* Begin The input *
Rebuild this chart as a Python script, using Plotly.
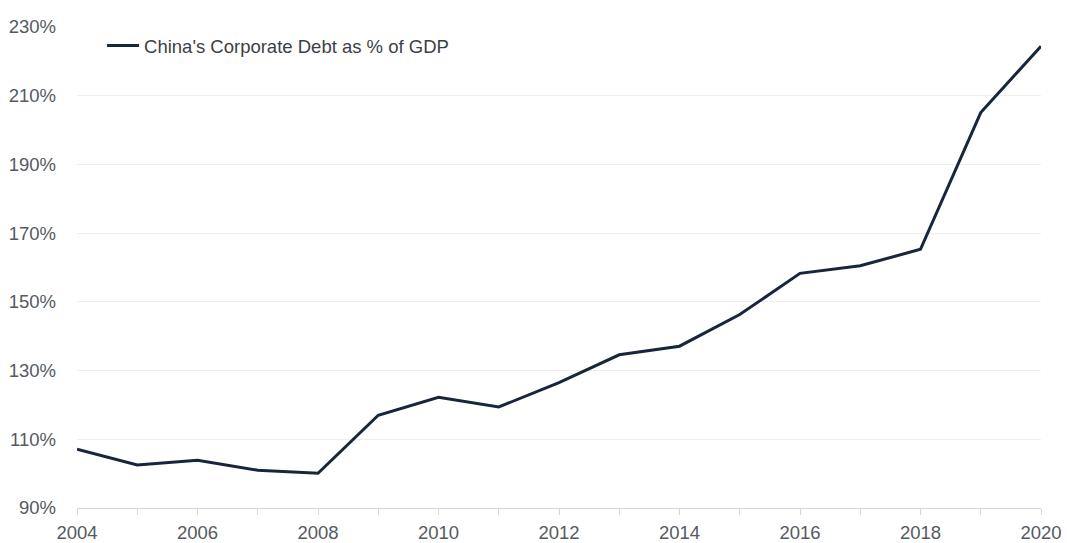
* End The input *
* Begin The input *
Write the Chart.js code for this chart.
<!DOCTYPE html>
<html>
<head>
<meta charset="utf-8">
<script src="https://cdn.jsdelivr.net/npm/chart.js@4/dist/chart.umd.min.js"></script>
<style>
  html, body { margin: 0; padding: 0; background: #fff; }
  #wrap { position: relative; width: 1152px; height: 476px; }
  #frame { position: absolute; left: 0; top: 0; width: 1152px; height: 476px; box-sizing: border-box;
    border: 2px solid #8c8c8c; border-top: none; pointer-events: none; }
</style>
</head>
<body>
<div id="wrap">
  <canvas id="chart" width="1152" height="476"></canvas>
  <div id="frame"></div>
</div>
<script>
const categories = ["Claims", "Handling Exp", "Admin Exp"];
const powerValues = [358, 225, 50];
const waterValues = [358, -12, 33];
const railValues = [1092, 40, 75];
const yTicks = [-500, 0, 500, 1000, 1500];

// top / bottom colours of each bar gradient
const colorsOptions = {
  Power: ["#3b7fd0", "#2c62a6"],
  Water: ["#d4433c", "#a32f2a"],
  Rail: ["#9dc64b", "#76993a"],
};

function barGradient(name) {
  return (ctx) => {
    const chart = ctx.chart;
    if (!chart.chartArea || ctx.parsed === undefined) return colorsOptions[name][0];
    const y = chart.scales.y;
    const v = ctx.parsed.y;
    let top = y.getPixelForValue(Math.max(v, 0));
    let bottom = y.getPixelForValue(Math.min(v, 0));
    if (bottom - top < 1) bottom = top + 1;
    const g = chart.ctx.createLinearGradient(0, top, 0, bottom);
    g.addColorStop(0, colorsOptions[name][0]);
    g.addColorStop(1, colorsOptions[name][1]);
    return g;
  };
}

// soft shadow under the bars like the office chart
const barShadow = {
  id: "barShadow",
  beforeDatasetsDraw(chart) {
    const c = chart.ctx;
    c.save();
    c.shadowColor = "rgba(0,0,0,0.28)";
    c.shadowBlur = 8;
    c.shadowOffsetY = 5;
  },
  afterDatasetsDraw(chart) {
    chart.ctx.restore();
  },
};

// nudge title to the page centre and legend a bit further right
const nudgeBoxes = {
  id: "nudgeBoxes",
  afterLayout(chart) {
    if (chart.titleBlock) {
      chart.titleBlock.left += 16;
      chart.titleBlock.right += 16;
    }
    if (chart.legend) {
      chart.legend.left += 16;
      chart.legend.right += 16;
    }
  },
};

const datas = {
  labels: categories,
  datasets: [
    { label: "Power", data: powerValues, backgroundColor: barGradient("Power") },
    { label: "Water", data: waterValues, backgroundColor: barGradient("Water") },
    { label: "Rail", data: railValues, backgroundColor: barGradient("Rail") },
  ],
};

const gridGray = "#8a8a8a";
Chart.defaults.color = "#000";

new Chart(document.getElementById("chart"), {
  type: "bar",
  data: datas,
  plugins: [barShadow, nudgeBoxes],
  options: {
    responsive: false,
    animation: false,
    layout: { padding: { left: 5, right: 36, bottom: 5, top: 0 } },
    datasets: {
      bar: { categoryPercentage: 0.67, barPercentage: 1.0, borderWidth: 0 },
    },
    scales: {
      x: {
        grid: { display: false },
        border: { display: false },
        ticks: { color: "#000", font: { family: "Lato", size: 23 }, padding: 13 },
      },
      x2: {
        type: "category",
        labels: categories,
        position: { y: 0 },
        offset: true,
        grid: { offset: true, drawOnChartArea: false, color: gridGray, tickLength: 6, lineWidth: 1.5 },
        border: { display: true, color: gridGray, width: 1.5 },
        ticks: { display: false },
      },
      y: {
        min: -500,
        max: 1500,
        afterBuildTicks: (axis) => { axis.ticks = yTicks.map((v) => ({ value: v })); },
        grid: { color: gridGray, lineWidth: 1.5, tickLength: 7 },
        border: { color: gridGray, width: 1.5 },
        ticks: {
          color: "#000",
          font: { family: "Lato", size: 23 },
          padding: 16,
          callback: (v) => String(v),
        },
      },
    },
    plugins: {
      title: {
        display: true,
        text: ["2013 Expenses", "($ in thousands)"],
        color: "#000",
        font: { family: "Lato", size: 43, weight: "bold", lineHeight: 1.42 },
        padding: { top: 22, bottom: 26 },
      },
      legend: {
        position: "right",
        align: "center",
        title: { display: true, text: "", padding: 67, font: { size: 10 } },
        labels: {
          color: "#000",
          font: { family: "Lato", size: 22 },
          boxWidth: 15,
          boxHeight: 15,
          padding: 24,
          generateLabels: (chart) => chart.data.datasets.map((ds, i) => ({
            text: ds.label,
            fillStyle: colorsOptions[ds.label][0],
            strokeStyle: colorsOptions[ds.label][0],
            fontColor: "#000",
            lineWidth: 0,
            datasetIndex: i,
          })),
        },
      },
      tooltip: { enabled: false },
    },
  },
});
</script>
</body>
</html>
* End The input *
Copy each line above containing the string "script".

— Output for this exercise —
Rebuild this chart as a Python script, using Plotly.
<script src="https://cdn.jsdelivr.net/npm/chart.js@4/dist/chart.umd.min.js"></script>
<script>
</script>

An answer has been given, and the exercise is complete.